“I have a confession,” I told my boyfriend of not-yet a month. We were sitting in Knutes, hashing out a game of Bananagrams. “I’m slightly lactose intolerant.”
This would not have been a big deal had it not been for the fact that I had eaten two very large slices of pizza topped with extra ricotta cheese the day before. I don’t know for sure that I’m lactose intolerant, but I do know that dairy simply doesn’t sit well with me — it gives me gas.
Earlier that night, I was alone in my apartment, leaking grade-two diesel fuel and debating whether or not I should call my boyfriend and tell him that I was feeling “ill” and that he should stay home. Ill is such a lady-like term, much less disgusting than “belching hazmat materials from rear.”
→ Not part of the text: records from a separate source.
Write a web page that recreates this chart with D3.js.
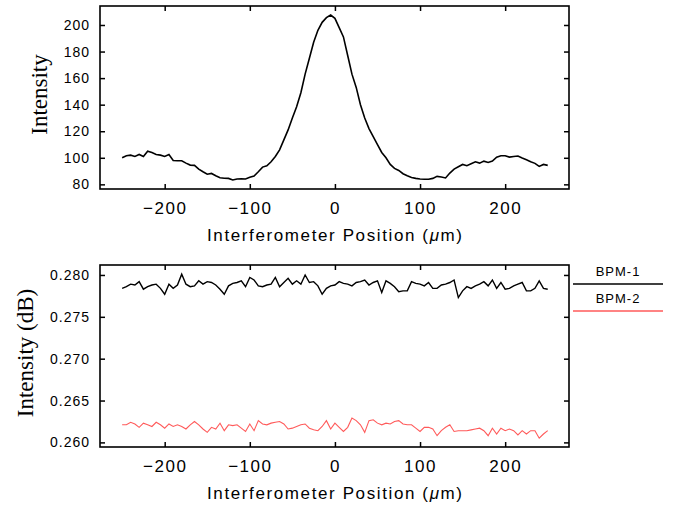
<!DOCTYPE html>
<html lang="en">
  <head>
    <meta charset="UTF-8" />
    <title>Interferometer scan</title>
    <script src="https://cdn.jsdelivr.net/npm/d3@7"></script>
  </head>
  <style>
    body { margin: 0; background: #fff; }
    .tick text { font-family: "Liberation Sans", Arial, sans-serif; fill: #000; }
  </style>
  <body>
    <script>
      // positions of the scan, in micrometres
      let positions = [-250,-245,-240,-235,-230,-225,-220,-215,-210,-205,-200,-195,-190,-185,-180,-175,-170,-165,-160,-155,
        -150,-145,-140,-135,-130,-125,-120,-115,-110,-105,-100,-95,-90,-85,-80,-75,-70,-65,-60,-55,
        -50,-45,-40,-35,-30,-25,-20,-15,-10,-5,0,5,10,15,20,25,30,35,40,45,
        50,55,60,65,70,75,80,85,90,95,100,105,110,115,120,125,130,135,140,145,
        150,155,160,165,170,175,180,185,190,195,200,205,210,215,220,225,230,235,240,245,250];

      // top panel: interferogram intensity
      let intensity = [100,101.5,102,101,102.5,101,105,104,102.5,102,101,102.5,98,97.8,97.8,96,94.5,94.3,91.5,89.5,
        87.6,88.2,86.5,85,84.6,84.5,83.3,84,84.1,84,85.3,86.3,89.5,93,94,97,101,106,113.5,121,
        130,138.5,149,163,175,187,196,202,205.5,207.5,205,198,191,177,163,153,140,130,122,116,
        110,104,100,95,92,90.5,88,86.5,85.2,84.5,84,83.8,83.8,84.5,86,85.5,84.8,88.5,91.5,93.3,
        95,94,95.5,97,96,97.5,96.5,97.5,100.5,101.5,101.5,100.5,101,101.3,99.8,98.5,97,95.8,93.5,95,94.3];

      // bottom panel: two beam position monitors
      let bpm1 = [.2784,.2786,.2789,.2788,.2792,.2783,.2786,.2788,.2789,.2784,.2777,.2789,.2784,.2788,.2801,.2789,.2786,.2787,.2793,.2789,
        .2792,.2791,.2788,.2783,.2777,.2787,.2790,.2791,.2793,.2786,.2797,.2794,.2787,.2786,.2788,.2789,.2797,.2786,.2791,.2796,
        .2789,.2793,.2789,.2800,.2791,.2792,.2787,.2777,.2784,.2787,.2788,.2792,.2790,.2789,.2787,.2791,.2792,.2794,.2788,.2791,
        .2793,.2779,.2793,.2790,.2786,.2780,.2781,.2781,.2792,.2790,.2789,.2787,.2791,.2784,.2784,.2788,.2789,.2791,.2794,.2773,
        .2781,.2786,.2784,.2787,.2789,.2792,.2787,.2794,.2784,.2791,.2783,.2784,.2787,.2789,.2791,.2781,.2781,.2784,.2793,.2784,.2783];
      let bpm2 = [.2621,.2621,.2624,.2622,.2618,.2623,.2621,.2619,.2624,.2621,.2617,.2622,.2619,.2621,.2619,.2616,.2621,.2625,.2621,.2616,
        .2612,.2618,.2616,.2623,.2614,.2621,.2620,.2621,.2617,.2613,.2622,.2614,.2626,.2622,.2621,.2623,.2624,.2625,.2622,.2616,
        .2617,.2619,.2621,.2622,.2617,.2615,.2614,.2619,.2626,.2616,.2623,.2618,.2613,.2618,.2629,.2626,.2621,.2612,.2626,.2627,
        .2623,.2621,.2623,.2622,.2625,.2626,.2622,.2621,.2621,.2617,.2613,.2618,.2618,.2616,.2608,.2614,.2618,.2621,.2613,.2614,
        .2614,.2614,.2615,.2616,.2617,.2614,.2608,.2617,.2610,.2617,.2614,.2616,.2614,.2609,.2614,.2610,.2614,.2614,.2605,.2610,.2614];

      let xTicks = [-200, -100, 0, 100, 200];
      let topTicks = [80, 100, 120, 140, 160, 180, 200];
      let bottomTicks = [0.260, 0.265, 0.270, 0.275, 0.280];
      let legendNames = ["BPM-1", "BPM-2"];
      let legendColors = ["#000", "#ff5a5a"];

      let width = 683, height = 510;
      let svg = d3.select("body").append("svg")
        .attr("width", width).attr("height", height);

      let left = 100, right = 569;

      function panel(top, bottom, yDomain, yTicks, yFormat, yTitle, titleX) {
        let g = svg.append("g");
        let x = d3.scaleLinear().domain([-276, 275]).range([left, right]);
        let y = d3.scaleLinear().domain(yDomain).range([bottom, top]);

        // inward ticks on all four sides
        let xb = g.append("g").attr("transform", `translate(0,${bottom})`)
          .call(d3.axisBottom(x).tickValues(xTicks).tickSize(-5).tickPadding(13).tickFormat(d3.format("d")));
        xb.selectAll("text").attr("font-size", 17).attr("letter-spacing", "1.5px");
        g.append("g").attr("transform", `translate(0,${top})`)
          .call(d3.axisTop(x).tickValues(xTicks).tickSize(-5).tickFormat(""));
        let yl = g.append("g").attr("transform", `translate(${left},0)`)
          .call(d3.axisLeft(y).tickValues(yTicks).tickSize(-5).tickPadding(10).tickFormat(yFormat));
        yl.selectAll("text").attr("font-size", 14).attr("letter-spacing", "1px");
        g.append("g").attr("transform", `translate(${right},0)`)
          .call(d3.axisRight(y).tickValues(yTicks).tickSize(-5).tickFormat(""));
        g.selectAll(".domain").remove();
        g.selectAll(".tick line").attr("stroke", "#000").attr("stroke-width", 1.5);

        g.append("rect")
          .attr("x", left).attr("y", top)
          .attr("width", right - left).attr("height", bottom - top)
          .attr("fill", "none").attr("stroke", "#000").attr("stroke-width", 1.6);

        let t = g.append("text")
          .attr("x", (left + right) / 2).attr("y", bottom + 52)
          .attr("text-anchor", "middle")
          .attr("font-family", "Liberation Sans, Arial, sans-serif")
          .attr("font-size", 17)
          .attr("textLength", 255).attr("lengthAdjust", "spacing");
        t.append("tspan").text("Interferometer Position (");
        t.append("tspan").attr("font-style", "italic").text("\u03bc");
        t.append("tspan").text("m)");

        g.append("text")
          .attr("transform", `translate(${titleX},${(top + bottom) / 2 - 3}) rotate(-90)`)
          .attr("text-anchor", "middle")
          .attr("font-family", "Liberation Serif, Times New Roman, serif")
          .attr("font-size", 23)
          .text(yTitle);

        return { x, y, g };
      }

      let p1 = panel(6, 189, [76.5, 214.3], topTicks, d3.format("d"), "Intensity", 47);
      let p2 = panel(265, 447, [0.25945, 0.28119], bottomTicks, d3.format(".3f"), "Intensity (dB)", 33);

      let line1 = d3.line().x((d, i) => p1.x(positions[i])).y(d => p1.y(d));
      p1.g.append("path").datum(intensity)
        .attr("d", line1).attr("fill", "none").attr("stroke", "#000").attr("stroke-width", 1.6);

      let line2 = d3.line().x((d, i) => p2.x(positions[i])).y(d => p2.y(d));
      [bpm1, bpm2].forEach((s, k) => {
        p2.g.append("path").datum(s)
          .attr("d", line2).attr("fill", "none")
          .attr("stroke", legendColors[k]).attr("stroke-width", k === 0 ? 1.4 : 1.1);
      });

      // legend to the right of the lower panel
      let lg = svg.append("g");
      legendNames.forEach((name, k) => {
        let yy = 276 + k * 27;
        lg.append("text")
          .attr("x", 618).attr("y", yy)
          .attr("text-anchor", "middle")
          .attr("font-family", "Liberation Sans, Arial, sans-serif")
          .attr("font-size", 13).attr("letter-spacing", "1px")
          .text(name);
        lg.append("line")
          .attr("x1", 573).attr("x2", 663)
          .attr("y1", yy + 8).attr("y2", yy + 8)
          .attr("stroke", legendColors[k]).attr("stroke-width", 1.6);
      });
    </script>
  </body>
</html>
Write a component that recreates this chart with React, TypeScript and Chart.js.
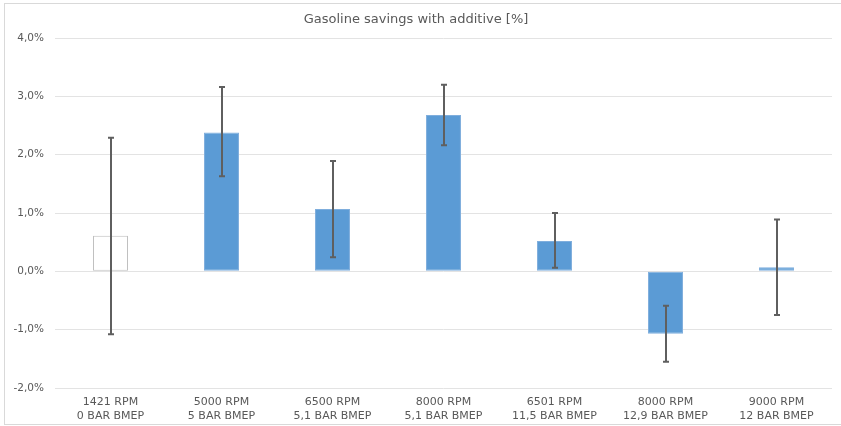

But before I could tell him, my phone glowed with a text saying that he would at my house soon. So I went into auto-pilot, first lighting a candle and then starting dinner, which was spaghetti. As I began to mince garlic, I realized how potent it smells. Perfect, I thought, if I can fill the kitchen with “nose-blinding” aromas, I can mask the smell of my own gas.
I also chopped half an onion, its clear juice dripping from its pearled layers and clawing into my eyes, nose and pores. What if, I thought, I took the other half of this onion and rubbed it all along my body? Thankfully, common sense took over before I fully formed the idea — I didn’t want to reek from my own gas, but I didn’t want to smell like an onion, either.
Then, I saw an orange on the countertop and remembered the lingering smell of citrus after I ate an orange or clementine. So I took a knife and slivered off pieces of orange rind and slipped them into each of my jean pockets. I had made myself into a walking air freshener.
I then perfumed and lathered myself with lotion so thoroughly that I felt like I had just been to the mall and sprayed every single perfume on to my wrist. I was ready — a concoction of garlic, onion, orange, mango, Vera Wang, and Sonoma Weekend Escape.
My boyfriend came, we ate dinner, I frequented the hallway to fart and then we decided to go to Knutes for a few drinks. I thought this was great idea — a public place where there would be plenty of people to blame for my gas. Even better still, we sat next to a door where people exited so there was a nice draft.
Sitting at Knutes, I considered the night a success. Then my boyfriend looked up from his plastic tile letters and told me that for whatever reason, he stopped in the hallway to fart in my roommate’s bedroom. And I had been concerned about disgusting him.
Several minutes later, I told him that I had stuffed orange peels in all of my pockets to hide my own stench.